The upper spectrum is that for liquid H2O in a 10 cm cell at room temperature; the lower spectrum is for D2O under the same conditions. No cell was used in the reference beam of the spectrophotometer so that the "baseline" absorbance of approximately 0.04 originates in cell reflections.

The blue color of water may be easily seen with the naked eye by looking through a long tube filled with purified water. We used a 3 m long by 4 cm diameter length of aluminum tubing with a Plexiglass window epoxied to one end of the tube. Ten or more observers each reported seeing a blue color when they looked through the tube and observed a sunlight-illuminated white paper placed below the vertically-suspended tube (see for yourself in Fig. on the right: H2O- on the left and blue, D2O-on the right and transparent).

This observation is in accord with the spectrum of H2O recorded in Fig. 1. For example, from the measured absorbance at 660 nm, the calculated transmission of a 3 m water-filled tube is 44% -- a loss of red intensity that should be perceptible. Light transmitted through the empty cell was white. The large tube volume and a limited budget precluded checking to see if light transmitted through a D2O filled tube was indeed white, as expected.
 Water is unique among the molecules of nature in its high concentration of OH bonds and in its plentiful supply. Most important, the OH symmetric (v1) and antisymmetric (v3) vibrational stretching fundamentals are at high enough energy [3650 cm-1 and 3755 cm-1, respectively] (1) so that a four quantum overtone transition (v1+ 3v3) occurs at 14,318.77 cm-1 (698 nm), just at the red edge of the visible spectrum. As we shall see, these gas phase transition energies are all shifted to lower energy by the hydrogen bonding of liquid water.
 Because the absorption strength of the successive overtone transitions of water falls by a factor of 10 to 20 as the number of stretching quanta increases by unity (2), overtone transitions with more than five stretching quanta do not significantly contribute to the color of water. Of course if the OH stretch were perfectly harmonic, the strength of all overtones and combination bands would be zero. 
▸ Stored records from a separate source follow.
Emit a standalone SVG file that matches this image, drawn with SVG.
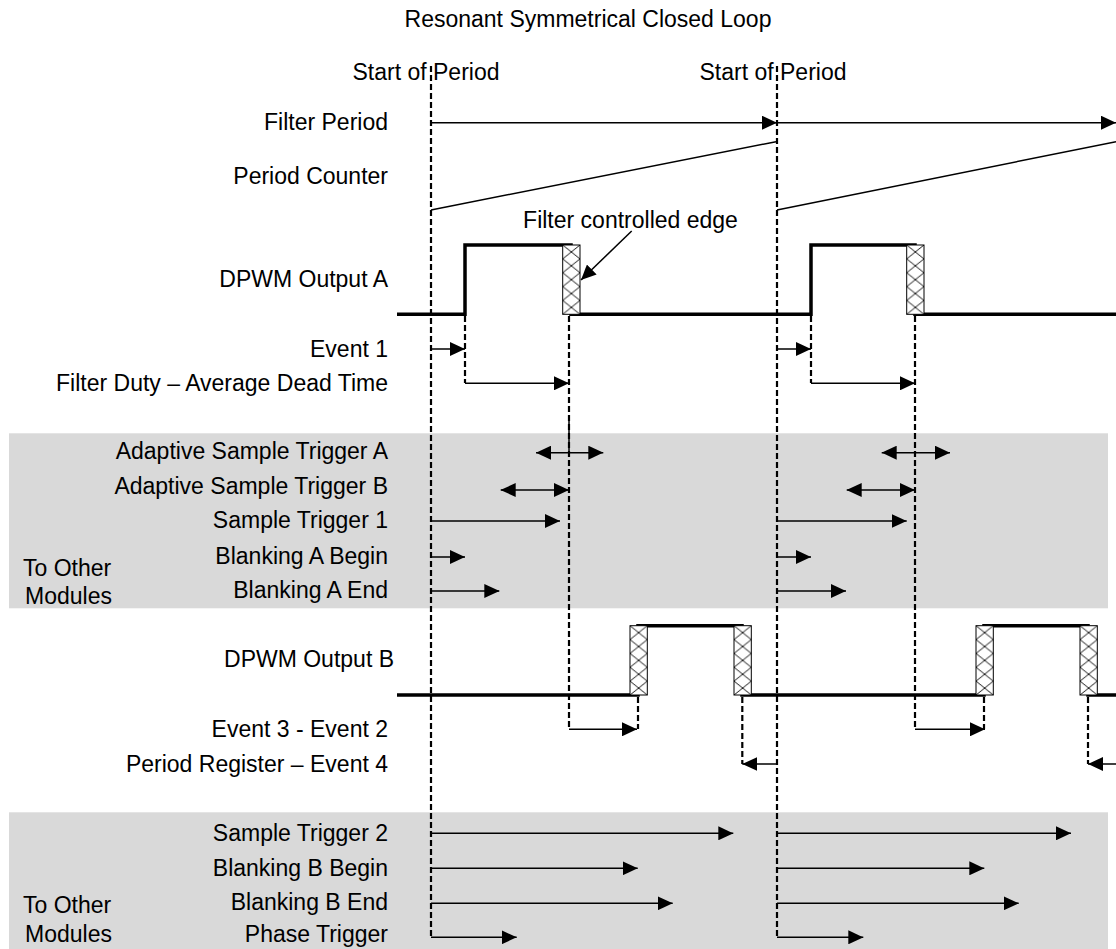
<svg xmlns="http://www.w3.org/2000/svg" width="1116" height="949" viewBox="0 0 1116 949">
<style>
text{font-family:"Liberation Sans",Arial,Helvetica,sans-serif;font-size:23px;fill:#000}
.r{text-anchor:end}
.m{text-anchor:middle}
.band{fill:#d9d9d9}
.thin{stroke:#000;stroke-width:1.5;fill:none}
.dash{stroke:#000;stroke-width:2.2;stroke-dasharray:6 3;fill:none}
.sig{stroke:#000;stroke-width:3.5;fill:none;stroke-linejoin:miter}
.hatch{fill:url(#xh);stroke:#000;stroke-width:1}
.a{marker-end:url(#ah)}
.aa{marker-start:url(#ah);marker-end:url(#ah)}
</style>
<defs>
<marker id="ah" viewBox="0 0 15 14" refX="15" refY="7" markerWidth="15" markerHeight="14" markerUnits="userSpaceOnUse" orient="auto-start-reverse">
<path d="M0,0 L15,7 L0,14 Z" fill="#000"/>
</marker>
<pattern id="xh" patternUnits="objectBoundingBox" width="1" height="0.2">
<rect x="0" y="0" width="17.3" height="13.9" fill="#fff"/>
<path d="M0,0 L17.3,13.9 M17.3,0 L0,13.9" stroke="#000" stroke-width="0.9" fill="none"/>
</pattern>
</defs>
<rect width="1116" height="949" fill="#fff"/>

<g id="bands">
<rect class="band" x="9" y="433.3" width="1099" height="175"/>
<rect class="band" x="9" y="812.3" width="1099" height="136.7"/>
</g>

<g id="title"><text class="m" x="588" y="27">Resonant Symmetrical Closed Loop</text></g>
<g id="start-of-period-1"><text class="m" x="426" y="80">Start of Period</text></g>
<g id="start-of-period-2"><text class="m" x="773" y="80">Start of Period</text></g>

<g id="labels">
<text class="r" x="388" y="130">Filter Period</text>
<text class="r" x="388" y="184">Period Counter</text>
<text class="r" x="388" y="287">DPWM Output A</text>
<text class="r" x="388" y="357">Event 1</text>
<text class="r" x="388" y="391">Filter Duty – Average Dead Time</text>
<text class="r" x="388" y="459">Adaptive Sample Trigger A</text>
<text class="r" x="388" y="494">Adaptive Sample Trigger B</text>
<text class="r" x="388" y="528">Sample Trigger 1</text>
<text class="r" x="388" y="564">Blanking A Begin</text>
<text class="r" x="388" y="598">Blanking A End</text>
<text x="23" y="576">To Other</text>
<text x="25" y="604">Modules</text>
<text class="r" x="394" y="667">DPWM Output B</text>
<text class="r" x="388" y="737">Event 3 - Event 2</text>
<text class="r" x="388" y="772">Period Register – Event 4</text>
<text class="r" x="388" y="841">Sample Trigger 2</text>
<text class="r" x="388" y="876">Blanking B Begin</text>
<text class="r" x="388" y="910">Blanking B End</text>
<text class="r" x="388" y="942">Phase Trigger</text>
<text x="23" y="913">To Other</text>
<text x="25" y="942">Modules</text>
</g>

<g id="period-counter">
<path class="thin" d="M431,210 L776,141.7"/>
<path class="thin" d="M777,210 L1116,141.7"/>
</g>

<g id="dpwm-a">
<path class="sig" d="M397,314.3 H465 V245 H571 V314.3 H811 V245 H915 V314.3 H1116"/>
<rect class="hatch" x="562.7" y="245" width="17.3" height="69.3"/>
<rect class="hatch" x="906.7" y="245" width="17.3" height="69.3"/>
</g>

<g id="dpwm-b">
<path class="sig" d="M397,695 H638 V625.7 H742 V695 H984 V625.7 H1088 V695 H1116"/>
<rect class="hatch" x="630" y="625.7" width="17.3" height="69.3"/>
<rect class="hatch" x="734" y="625.7" width="17.3" height="69.3"/>
<rect class="hatch" x="976" y="625.7" width="17.3" height="69.3"/>
<rect class="hatch" x="1080" y="625.7" width="17.3" height="69.3"/>
</g>

<g id="filter-controlled-edge">
<text class="m" x="630.5" y="228">Filter controlled edge</text>
<path class="thin a" d="M631.7,231 L581,280"/>
</g>

<g id="connectors">
<path class="dash" d="M431,66 V937"/>
<path class="dash" d="M777,66 V937"/>
<path class="dash" d="M465,316 V383"/>
<path class="dash" d="M811,316 V383"/>
<path class="dash" d="M569,316 V729"/>
<path class="dash" d="M915,316 V729"/>
<path class="thin" d="M569,415 V455"/>
<path class="dash" d="M638,697 V729"/>
<path class="dash" d="M984,697 V729"/>
<path class="dash" d="M742.3,697 V764"/>
<path class="dash" d="M1088,697 V764"/>

<path class="thin a" d="M431,122.7 H777"/>
<path class="thin a" d="M777,122.7 H1116"/>
<path class="thin a" d="M431,349 H465"/>
<path class="thin a" d="M777,349 H811"/>
<path class="thin a" d="M465,383.3 H569"/>
<path class="thin a" d="M811,383.3 H915"/>
<path class="thin aa" d="M536,452.7 H603.3"/>
<path class="thin aa" d="M881.7,452.7 H950"/>
<path class="thin aa" d="M500.7,490 H569"/>
<path class="thin aa" d="M846.7,490 H915"/>
<path class="thin a" d="M431,521 H560"/>
<path class="thin a" d="M777,521 H906.7"/>
<path class="thin a" d="M431,557 H465"/>
<path class="thin a" d="M777,557 H811"/>
<path class="thin a" d="M431,591 H499.3"/>
<path class="thin a" d="M777,591 H846"/>
<path class="thin a" d="M569,729.3 H637"/>
<path class="thin a" d="M915,729.3 H985"/>
<path class="thin a" d="M777,764 H742.3"/>
<path class="thin a" d="M1116,764 H1088"/>
<path class="thin a" d="M431,833.3 H733.3"/>
<path class="thin a" d="M777,833.3 H1071"/>
<path class="thin a" d="M431,868.3 H637.7"/>
<path class="thin a" d="M777,868.3 H984.3"/>
<path class="thin a" d="M431,903.3 H672.7"/>
<path class="thin a" d="M777,903.3 H1018.7"/>
<path class="thin a" d="M431,937.3 H516.7"/>
<path class="thin a" d="M777,937.3 H863.3"/>
</g>
</svg>
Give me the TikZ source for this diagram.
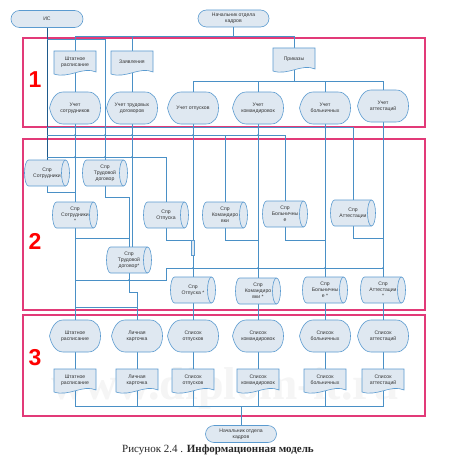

Thus it is critical both that the OH potential is anharmonic and that the fundamental stretching frequencies are high enough that overtones with only four and five stretching quanta can contribute to absorption intensity in the visible. D2O is colorless, at least for path lengths on the order of meters, because a minimum of 6 stretching quanta would be required for any transition in the visible region.